A guy who tweets as @TheMikeDonovan put that up today. While I don’t doubt its accuracy, I still look at it and think, “meh.” Yes, Nagbe had a lovely assist this week, he looped a great pass over the top to Valeri on the far side of goal, etc. And yet, I don’t think Nagbe fits anywhere else on the pitch better than he fits in a deeper central role. On the primary, defining level, it suits his reflexive habit of supporting the attack rather than pushing it; this drives me NUTS – Nagbe could be so fucking next-level in the attack – but his mind-set is the difference between pulling off D-Day and evacuating Dunkirk, so why not accept it and adjust around it? So, yes, I want him back there and see no reason to dally. It wouldn’t take a huge shake-up, either: I think a version of the 4-2-3-1 Portland trotted out against LA is the Timbers’ best line-up according to their personnel. With that in mind, all I’d do is…well, when the time is right and everyone’s healed and whole, is put Nagbe in the center of the three and have Melano and Valeri on either side, switching often as they like, tucking in, stretching out, etc. Behind them would be Chara and Zemanski – at least for now, because the team simply can’t forgo any form of defensive stability – in front of whatever combination among Taylor, Borchers, Okugo, and Ridgewell has the good fortune to be healthy. As noted above, I’d like to see some a little more pace in the central combination and, yeah, why not? Let’s start that shift sooner rather than later, especially now that damned, dirty fate has (again) forced the issue. Longer-term, though, I’d love to see Okugo next to Chara. Basically, Nagbe’s the supporting anchor for the attack, while Melano and Valeri just attack.

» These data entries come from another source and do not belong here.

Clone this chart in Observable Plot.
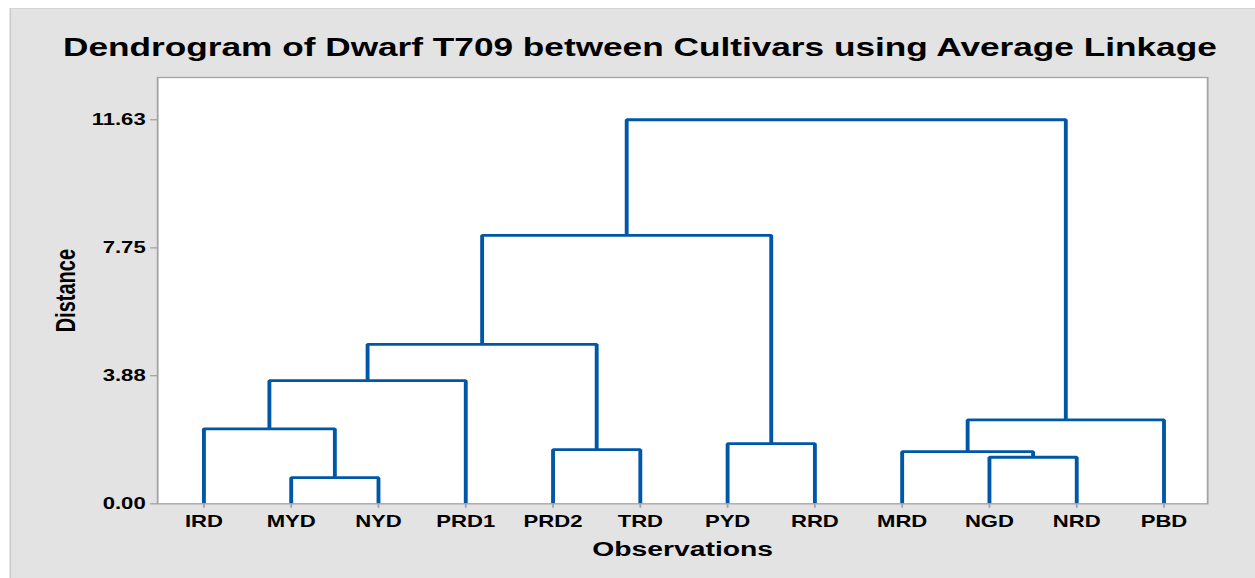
<!DOCTYPE html>
<html>
<head>
<meta charset="utf-8">
<script src="https://cdn.jsdelivr.net/npm/d3@7"></script>
<script src="https://cdn.jsdelivr.net/npm/@observablehq/plot@0.6"></script>
<style>
  html, body { margin: 0; padding: 0; background: #ffffff; width: 1255px; height: 578px; overflow: hidden; }
  #stage { position: absolute; left: 0; top: 0; width: 909px; height: 578px; transform: scaleX(1.38064); transform-origin: 0 0; font-family: "Liberation Sans", Arial, sans-serif; }
  #panel { position: absolute; left: 7.2px; top: 8px; width: 901.8px; height: 570px; background: #e3e3e3; border-left: 1.5px solid #c9c9c9; border-top: 1px solid #d4d4d4; box-sizing: border-box; }
  #title { position: absolute; left: 0; top: 34.5px; width: 927px; text-align: center; font-size: 25.5px; line-height: 1; font-weight: bold; color: #000; white-space: nowrap; }
  #chart { position: absolute; left: 0; top: 60px; }
</style>
</head>
<body>
<div id="stage">
  <div id="panel"></div>
  <div id="title">Dendrogram of Dwarf T709 between Cultivars using Average Linkage</div>
  <div id="chart"></div>
</div>
<script>
// Leaves (observations) in dendrogram order
const leaves = ["IRD", "MYD", "NYD", "PRD1", "PRD2", "TRD", "PYD", "RRD", "MRD", "NGD", "NRD", "PBD"];
// Merge steps: cluster C(k+1) joins mergeA[k] and mergeB[k] at mergeHeight[k]
const mergeA = ["MYD", "IRD", "C2", "PRD2", "C3", "PYD", "C5", "NGD", "MRD", "C9", "C7"];
const mergeB = ["NYD", "C1", "PRD1", "TRD", "C4", "RRD", "C6", "NRD", "C8", "PBD", "C10"];
const mergeHeight = [0.79, 2.27, 3.73, 1.64, 4.83, 1.82, 8.13, 1.41, 1.58, 2.54, 11.63];
// Y-axis tick values
const yTicks = [0, 3.88, 7.75, 11.63];
const xLabel = "Observations";
const yLabel = "Distance";

// Build link paths
const pos = {};
leaves.forEach((n, i) => pos[n] = {x: i, y: 0});
const segs = [];
mergeA.forEach((a, k) => {
  const id = "C" + (k + 1);
  const A = pos[a], B = pos[mergeB[k]], h = mergeHeight[k];
  pos[id] = {x: (A.x + B.x) / 2, y: h};
  segs.push({x: A.x, y: A.y, g: id}, {x: A.x, y: h, g: id}, {x: B.x, y: h, g: id}, {x: B.x, y: B.y, g: id});
});

const chart = Plot.plot({
  width: 909,
  height: 518,
  marginLeft: 113.7,
  marginRight: 34.8,
  marginTop: 17,
  marginBottom: 74.7,
  style: {background: "transparent", fontFamily: "'Liberation Sans', Arial, sans-serif", fontSize: "16px", fontWeight: "bold", color: "#000", overflow: "visible"},
  x: {type: "linear", domain: [-0.53, 11.5], axis: null},
  y: {type: "linear", domain: [0, 12.91], axis: null},
  marks: [
    Plot.frame({fill: "#ffffff", stroke: null}),
    Plot.line(segs, {x: "x", y: "y", z: "g", stroke: "#0057a8", strokeWidth: 2.8, strokeLinejoin: "miter", strokeLinecap: "butt"}),
    Plot.frame({stroke: "#a3a3a3", strokeWidth: 1.3}),
    Plot.axisY({ticks: yTicks, tickFormat: d => d.toFixed(2), tickSize: 5, tickPadding: 3.7, stroke: "#a3a3a3", fill: "#000", strokeWidth: 1.3, fontSize: 16, fontWeight: "bold", label: null}),
    Plot.axisX({ticks: leaves.map((d, i) => i), tickFormat: i => leaves[i], tickSize: 4.5, tickPadding: 7.5, stroke: "#a3a3a3", fill: "#000", strokeWidth: 1.3, fontSize: 16, fontWeight: "bold", label: null}),
    Plot.text([xLabel], {text: d => d, frameAnchor: "bottom", dy: 52, fontSize: 20.5, fontWeight: "bold", fill: "#000"}),
    Plot.text([yLabel], {text: d => d, frameAnchor: "left", textAnchor: "middle", dx: -66.6, rotate: -90, fontSize: 20, fontWeight: "bold", fill: "#000"})
  ]
});
document.getElementById("chart").appendChild(chart);
</script>
</body>
</html>
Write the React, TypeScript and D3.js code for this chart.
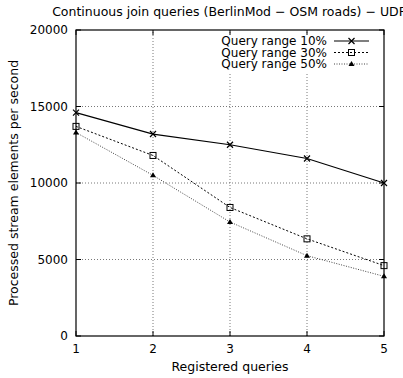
import React from "react";
import * as d3 from "d3";

const queries = [1, 2, 3, 4, 5];
const range10 = [14600, 13200, 12500, 11600, 10000];
const range30 = [13700, 11800, 8400, 6350, 4600];
const range50 = [13300, 10500, 7450, 5250, 3900];
const yTicks = [0, 5000, 10000, 15000, 20000];
const seriesNames = ["Query range 10%", "Query range 30%", "Query range 50%"];

const W = 403, H = 378;
const L = 76, R = 384, T = 30, B = 336;

export default function App() {
  const x = d3.scaleLinear().domain([1, 5]).range([L, R]);
  const y = d3.scaleLinear().domain([0, 20000]).range([B, T]);
  const line = d3.line<number>().x((_, i) => x(queries[i])).y(d => y(d));
  const font = "DejaVu Sans, Verdana, sans-serif";

  const series = [
    { data: range10, dash: undefined as string | undefined, stroke: "#000", sw: 1.2, marker: "x" },
    { data: range30, dash: "2,2", stroke: "#000", sw: 1, marker: "sq" },
    { data: range50, dash: "1,1.5", stroke: "#444", sw: 1, marker: "tri" },
  ];

  const marker = (m: string, cx: number, cy: number, key: any) => {
    if (m === "x") {
      const s = 3;
      return (
        <path key={key} d={`M${cx - s},${cy - s}L${cx + s},${cy + s}M${cx - s},${cy + s}L${cx + s},${cy - s}`} stroke="#000" strokeWidth={1.2} fill="none" />
      );
    }
    if (m === "sq") {
      return <rect key={key} x={cx - 3} y={cy - 3} width={6} height={6} fill="none" stroke="#000" strokeWidth={1} />;
    }
    return <path key={key} d={`M${cx},${cy - 3}L${cx + 3},${cy + 2}L${cx - 3},${cy + 2}Z`} fill="#000" />;
  };

  const legX1 = 334, legX2 = 369, legTextX = 327;
  const legY = [41, 52.5, 64];

  return (
    <svg width={W} height={H} style={{ position: "absolute", left: 0, top: 0, background: "#fff" }} fontFamily={font}>
      <rect x={0} y={0} width={W} height={H} fill="#fff" />
      {/* grid */}
      {[2, 3, 4].map(q => (
        <line key={"gx" + q} x1={x(q)} x2={x(q)} y1={B} y2={T} stroke="#555" strokeWidth={0.8} strokeDasharray="1,2" />
      ))}
      {[5000, 10000, 15000].map(v => (
        <line key={"gy" + v} x1={L} x2={R} y1={y(v)} y2={y(v)} stroke="#555" strokeWidth={0.8} strokeDasharray="1,2" />
      ))}
      {/* legend background */}
      <rect x={212} y={33} width={164} height={39} fill="#fff" />
      {/* ticks */}
      {queries.map(q => (
        <g key={"tx" + q}>
          <line x1={x(q)} x2={x(q)} y1={B} y2={B - 5} stroke="#000" />
          <line x1={x(q)} x2={x(q)} y1={T} y2={T + 5} stroke="#000" />
          <text x={x(q)} y={353} textAnchor="middle" fontSize={12}>{q}</text>
        </g>
      ))}
      {yTicks.map(v => (
        <g key={"ty" + v}>
          <line x1={L} x2={L + 5} y1={y(v)} y2={y(v)} stroke="#000" />
          <line x1={R} x2={R - 5} y1={y(v)} y2={y(v)} stroke="#000" />
          <text x={68} y={y(v) + 4} textAnchor="end" fontSize={12}>{v}</text>
        </g>
      ))}
      {/* series */}
      {series.map((s, i) => (
        <g key={"s" + i}>
          <path d={line(s.data) || ""} fill="none" stroke={s.stroke} strokeWidth={s.sw} strokeDasharray={s.dash} />
          {s.data.map((v, j) => marker(s.marker, x(queries[j]), y(v), j))}
        </g>
      ))}
      {/* frame */}
      <rect x={L} y={T} width={R - L} height={B - T} fill="none" stroke="#000" strokeWidth={1.2} />
      {/* legend */}
      {series.map((s, i) => (
        <g key={"l" + i}>
          <text x={legTextX} y={legY[i] + 4} textAnchor="end" fontSize={12}>{seriesNames[i]}</text>
          <line x1={legX1} x2={legX2} y1={legY[i]} y2={legY[i]} stroke={s.stroke} strokeWidth={s.sw} strokeDasharray={s.dash} />
          {marker(s.marker, (legX1 + legX2) / 2, legY[i], "m")}
        </g>
      ))}
      {/* titles */}
      <text x={229} y={16} textAnchor="middle" fontSize={12.5}>Continuous join queries (BerlinMod − OSM roads) − UDF</text>
      <text x={230} y={371} textAnchor="middle" fontSize={12.5}>Registered queries</text>
      <text transform={`translate(18,${(T + B) / 2}) rotate(-90)`} textAnchor="middle" fontSize={12.5}>Processed stream elements per second</text>
    </svg>
  );
}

For all the doubts Timbers fans had last season, they could always look to the defense to argue that something was going right. The loss to LA, on top of the body of the season just passed, makes me think that the Timbers need to nothing more than get the defense figured out. And, hell, yes, I’m flexible. If the new left back gets in there and works out (this guy) try Valentin central. But it needs to get sorted. If it doesn’t, making the playoffs won’t matter all that much.